Recorded data

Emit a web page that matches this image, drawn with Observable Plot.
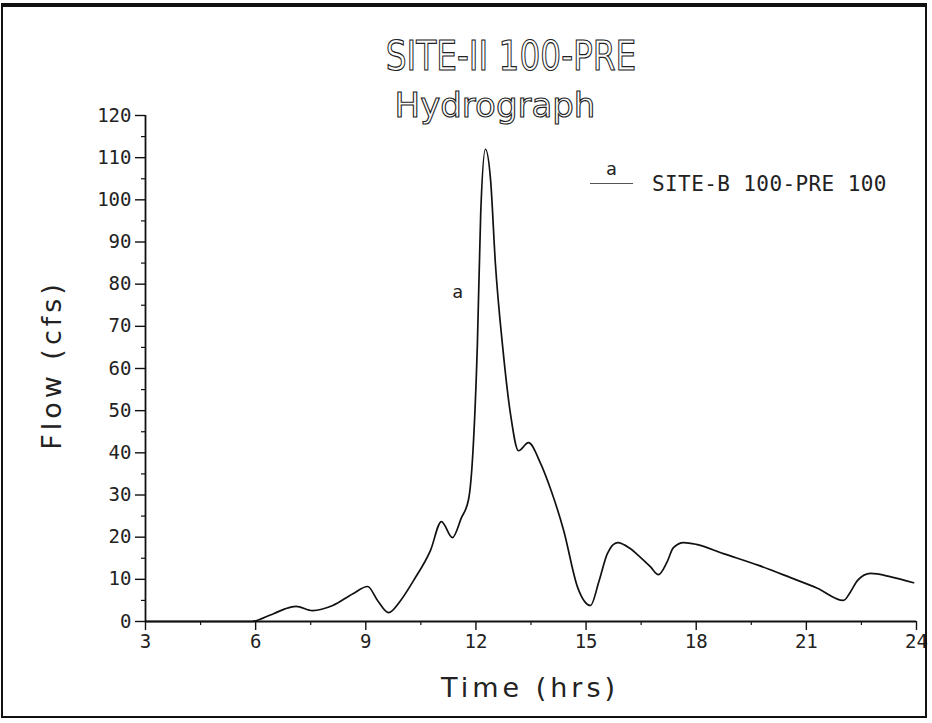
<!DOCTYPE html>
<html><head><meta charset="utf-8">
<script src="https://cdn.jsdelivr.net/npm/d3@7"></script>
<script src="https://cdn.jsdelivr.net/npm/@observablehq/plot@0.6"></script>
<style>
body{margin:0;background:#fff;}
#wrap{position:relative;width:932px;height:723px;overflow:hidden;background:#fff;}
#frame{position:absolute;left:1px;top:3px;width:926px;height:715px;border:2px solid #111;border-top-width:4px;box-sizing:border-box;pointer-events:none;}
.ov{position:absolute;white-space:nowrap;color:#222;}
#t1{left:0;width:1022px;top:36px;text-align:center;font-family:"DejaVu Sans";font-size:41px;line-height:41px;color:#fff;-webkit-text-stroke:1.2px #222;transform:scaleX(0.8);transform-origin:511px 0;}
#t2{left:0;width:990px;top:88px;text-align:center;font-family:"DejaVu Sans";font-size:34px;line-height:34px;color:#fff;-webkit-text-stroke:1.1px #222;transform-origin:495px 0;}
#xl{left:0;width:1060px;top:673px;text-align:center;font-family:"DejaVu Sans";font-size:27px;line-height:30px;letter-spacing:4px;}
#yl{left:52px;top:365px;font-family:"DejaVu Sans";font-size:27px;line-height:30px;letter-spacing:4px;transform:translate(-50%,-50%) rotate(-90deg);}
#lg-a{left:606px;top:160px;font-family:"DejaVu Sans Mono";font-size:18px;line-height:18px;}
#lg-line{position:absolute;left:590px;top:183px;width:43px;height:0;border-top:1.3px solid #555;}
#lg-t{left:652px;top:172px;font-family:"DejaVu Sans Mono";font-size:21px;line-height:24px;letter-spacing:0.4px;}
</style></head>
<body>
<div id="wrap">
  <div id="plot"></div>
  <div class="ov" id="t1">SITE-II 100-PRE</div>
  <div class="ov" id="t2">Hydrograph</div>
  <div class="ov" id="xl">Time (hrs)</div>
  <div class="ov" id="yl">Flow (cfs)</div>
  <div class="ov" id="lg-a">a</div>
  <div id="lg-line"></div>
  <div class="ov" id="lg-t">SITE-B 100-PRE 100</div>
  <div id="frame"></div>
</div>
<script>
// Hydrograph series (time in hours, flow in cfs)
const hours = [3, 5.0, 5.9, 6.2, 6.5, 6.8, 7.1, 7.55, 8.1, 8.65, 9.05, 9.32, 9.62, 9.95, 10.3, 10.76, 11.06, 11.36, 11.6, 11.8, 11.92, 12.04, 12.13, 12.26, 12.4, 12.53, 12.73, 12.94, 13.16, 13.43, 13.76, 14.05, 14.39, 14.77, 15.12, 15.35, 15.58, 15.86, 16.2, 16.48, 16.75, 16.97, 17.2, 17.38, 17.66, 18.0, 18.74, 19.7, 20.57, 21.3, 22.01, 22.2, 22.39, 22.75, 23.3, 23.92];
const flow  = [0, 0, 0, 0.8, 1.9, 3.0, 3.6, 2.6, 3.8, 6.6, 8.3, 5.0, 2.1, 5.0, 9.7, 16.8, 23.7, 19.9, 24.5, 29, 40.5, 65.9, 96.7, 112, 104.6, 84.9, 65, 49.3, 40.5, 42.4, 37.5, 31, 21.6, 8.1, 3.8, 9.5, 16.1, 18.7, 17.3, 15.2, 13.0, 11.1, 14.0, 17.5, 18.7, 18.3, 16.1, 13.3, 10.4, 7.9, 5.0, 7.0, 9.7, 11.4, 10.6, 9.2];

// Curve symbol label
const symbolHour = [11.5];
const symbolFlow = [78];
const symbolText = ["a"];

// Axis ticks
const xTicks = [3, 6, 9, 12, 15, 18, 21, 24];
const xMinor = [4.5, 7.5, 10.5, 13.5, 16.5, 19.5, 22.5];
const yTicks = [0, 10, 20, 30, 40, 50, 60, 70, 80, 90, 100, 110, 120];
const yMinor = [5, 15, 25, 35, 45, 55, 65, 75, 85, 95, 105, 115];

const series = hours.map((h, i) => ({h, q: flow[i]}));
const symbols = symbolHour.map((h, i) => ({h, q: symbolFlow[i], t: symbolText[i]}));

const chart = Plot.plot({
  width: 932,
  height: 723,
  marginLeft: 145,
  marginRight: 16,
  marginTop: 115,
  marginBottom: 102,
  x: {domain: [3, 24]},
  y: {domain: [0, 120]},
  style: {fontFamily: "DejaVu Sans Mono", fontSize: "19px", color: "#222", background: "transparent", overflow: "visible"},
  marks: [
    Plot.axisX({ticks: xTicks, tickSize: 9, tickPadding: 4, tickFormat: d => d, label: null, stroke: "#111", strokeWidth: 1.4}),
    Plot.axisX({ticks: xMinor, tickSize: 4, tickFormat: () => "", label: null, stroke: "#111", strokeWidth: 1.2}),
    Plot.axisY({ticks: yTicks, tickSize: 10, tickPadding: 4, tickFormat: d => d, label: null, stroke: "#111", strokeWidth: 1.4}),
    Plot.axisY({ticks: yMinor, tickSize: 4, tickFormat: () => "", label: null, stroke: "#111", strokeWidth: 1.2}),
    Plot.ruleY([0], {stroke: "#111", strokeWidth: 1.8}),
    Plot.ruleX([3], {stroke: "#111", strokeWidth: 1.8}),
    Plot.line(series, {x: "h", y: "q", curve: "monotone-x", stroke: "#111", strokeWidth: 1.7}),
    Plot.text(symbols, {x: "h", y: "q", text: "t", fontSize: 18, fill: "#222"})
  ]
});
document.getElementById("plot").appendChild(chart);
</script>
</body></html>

To do
Replicate the material above verbatim; images stay out of the copy.

Completed task
Emit a web page that matches this image, drawn with Observable Plot.
<!DOCTYPE html>
<html><head><meta charset="utf-8">
<script src="https://cdn.jsdelivr.net/npm/d3@7"></script>
<script src="https://cdn.jsdelivr.net/npm/@observablehq/plot@0.6"></script>
<style>
body{margin:0;background:#fff;}
#wrap{position:relative;width:932px;height:723px;overflow:hidden;background:#fff;}
#frame{position:absolute;left:1px;top:3px;width:926px;height:715px;border:2px solid #111;border-top-width:4px;box-sizing:border-box;pointer-events:none;}
.ov{position:absolute;white-space:nowrap;color:#222;}
#t1{left:0;width:1022px;top:36px;text-align:center;font-family:"DejaVu Sans";font-size:41px;line-height:41px;color:#fff;-webkit-text-stroke:1.2px #222;transform:scaleX(0.8);transform-origin:511px 0;}
#t2{left:0;width:990px;top:88px;text-align:center;font-family:"DejaVu Sans";font-size:34px;line-height:34px;color:#fff;-webkit-text-stroke:1.1px #222;transform-origin:495px 0;}
#xl{left:0;width:1060px;top:673px;text-align:center;font-family:"DejaVu Sans";font-size:27px;line-height:30px;letter-spacing:4px;}
#yl{left:52px;top:365px;font-family:"DejaVu Sans";font-size:27px;line-height:30px;letter-spacing:4px;transform:translate(-50%,-50%) rotate(-90deg);}
#lg-a{left:606px;top:160px;font-family:"DejaVu Sans Mono";font-size:18px;line-height:18px;}
#lg-line{position:absolute;left:590px;top:183px;width:43px;height:0;border-top:1.3px solid #555;}
#lg-t{left:652px;top:172px;font-family:"DejaVu Sans Mono";font-size:21px;line-height:24px;letter-spacing:0.4px;}
</style></head>
<body>
<div id="wrap">
  <div id="plot"></div>
  <div class="ov" id="t1">SITE-II 100-PRE</div>
  <div class="ov" id="t2">Hydrograph</div>
  <div class="ov" id="xl">Time (hrs)</div>
  <div class="ov" id="yl">Flow (cfs)</div>
  <div class="ov" id="lg-a">a</div>
  <div id="lg-line"></div>
  <div class="ov" id="lg-t">SITE-B 100-PRE 100</div>
  <div id="frame"></div>
</div>
<script>
// Hydrograph series (time in hours, flow in cfs)
const hours = [3, 5.0, 5.9, 6.2, 6.5, 6.8, 7.1, 7.55, 8.1, 8.65, 9.05, 9.32, 9.62, 9.95, 10.3, 10.76, 11.06, 11.36, 11.6, 11.8, 11.92, 12.04, 12.13, 12.26, 12.4, 12.53, 12.73, 12.94, 13.16, 13.43, 13.76, 14.05, 14.39, 14.77, 15.12, 15.35, 15.58, 15.86, 16.2, 16.48, 16.75, 16.97, 17.2, 17.38, 17.66, 18.0, 18.74, 19.7, 20.57, 21.3, 22.01, 22.2, 22.39, 22.75, 23.3, 23.92];
const flow  = [0, 0, 0, 0.8, 1.9, 3.0, 3.6, 2.6, 3.8, 6.6, 8.3, 5.0, 2.1, 5.0, 9.7, 16.8, 23.7, 19.9, 24.5, 29, 40.5, 65.9, 96.7, 112, 104.6, 84.9, 65, 49.3, 40.5, 42.4, 37.5, 31, 21.6, 8.1, 3.8, 9.5, 16.1, 18.7, 17.3, 15.2, 13.0, 11.1, 14.0, 17.5, 18.7, 18.3, 16.1, 13.3, 10.4, 7.9, 5.0, 7.0, 9.7, 11.4, 10.6, 9.2];

// Curve symbol label
const symbolHour = [11.5];
const symbolFlow = [78];
const symbolText = ["a"];

// Axis ticks
const xTicks = [3, 6, 9, 12, 15, 18, 21, 24];
const xMinor = [4.5, 7.5, 10.5, 13.5, 16.5, 19.5, 22.5];
const yTicks = [0, 10, 20, 30, 40, 50, 60, 70, 80, 90, 100, 110, 120];
const yMinor = [5, 15, 25, 35, 45, 55, 65, 75, 85, 95, 105, 115];

const series = hours.map((h, i) => ({h, q: flow[i]}));
const symbols = symbolHour.map((h, i) => ({h, q: symbolFlow[i], t: symbolText[i]}));

const chart = Plot.plot({
  width: 932,
  height: 723,
  marginLeft: 145,
  marginRight: 16,
  marginTop: 115,
  marginBottom: 102,
  x: {domain: [3, 24]},
  y: {domain: [0, 120]},
  style: {fontFamily: "DejaVu Sans Mono", fontSize: "19px", color: "#222", background: "transparent", overflow: "visible"},
  marks: [
    Plot.axisX({ticks: xTicks, tickSize: 9, tickPadding: 4, tickFormat: d => d, label: null, stroke: "#111", strokeWidth: 1.4}),
    Plot.axisX({ticks: xMinor, tickSize: 4, tickFormat: () => "", label: null, stroke: "#111", strokeWidth: 1.2}),
    Plot.axisY({ticks: yTicks, tickSize: 10, tickPadding: 4, tickFormat: d => d, label: null, stroke: "#111", strokeWidth: 1.4}),
    Plot.axisY({ticks: yMinor, tickSize: 4, tickFormat: () => "", label: null, stroke: "#111", strokeWidth: 1.2}),
    Plot.ruleY([0], {stroke: "#111", strokeWidth: 1.8}),
    Plot.ruleX([3], {stroke: "#111", strokeWidth: 1.8}),
    Plot.line(series, {x: "h", y: "q", curve: "monotone-x", stroke: "#111", strokeWidth: 1.7}),
    Plot.text(symbols, {x: "h", y: "q", text: "t", fontSize: 18, fill: "#222"})
  ]
});
document.getElementById("plot").appendChild(chart);
</script>
</body></html>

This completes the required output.